Title: Coal Resources of Rocky Mountains and Their Future Utilization: ABSTRACT

Author(s): Richard F. Perkins

Article Type: Meeting abstract

Abstract:

Coal deposits have been known and utilized in the Rocky Mountain area since the early Spanish explorers. Since 1950, coal production has been stimulated by steam-powered generation of electricity. Production for this purpose is expected to continue to increase.

Most currently available public information on western coal reserves is contained in publications of the U.S. Geological Survey. The United States is estimated to contain 1.7 trillion tons of in-place coal of all ranks. Of this, 868 billion tons are in the Rocky Mountain area; 693 billion tons alone are in three states: Wyoming, Montana, and North Dakota. These numbers may be misleading for the following reasons:

1. Most of the estimated reserves are in the "indicated" or "inferred" categories with little or no detailed geological control.
2. Parameters of minimum bed thickness and maximum overburden used by the USGS probably exceed those applicable for economically "usable" deposits.

It is anticipated that ultimate "measured" reserves in economically "usable" deposits will be only a small fraction of estimated reserves-in-place.

Current annual production in the Rockies is 20 million tons, most of which is consumed for steam-electric generation. By 1975, annual production is expected to be 58 million tons.
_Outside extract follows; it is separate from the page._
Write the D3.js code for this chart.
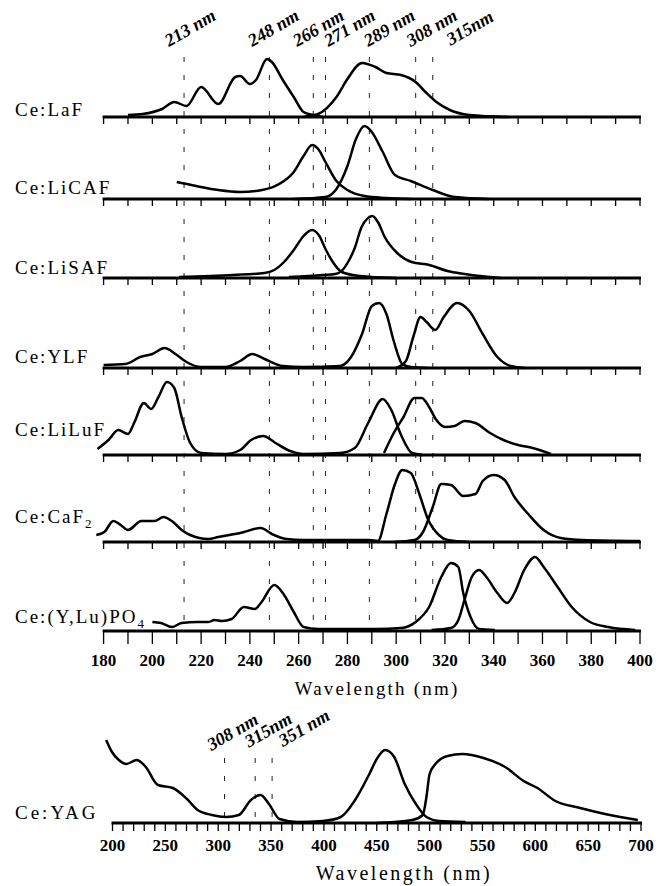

Petroleum-industry experts have forecast a 6 million bbl/day "energy gap" in crude-oil production vs. demand by 1980. This "gap" will be filled by imports, or by synthetic production of crude from coal, oil shale, and tar sand. Production of synthetic crude from coal involves technological problems which already have

End_Page 213------------------------------

been solved, and which need only to be made economically competitive. When this is accomplished, the better coal fields of the Rocky Mountains may yield as much as 160,000 bbl/acre or more. Capital expenditures will be great, but coal is expected to provide an important source of crude oil during the late twentieth century.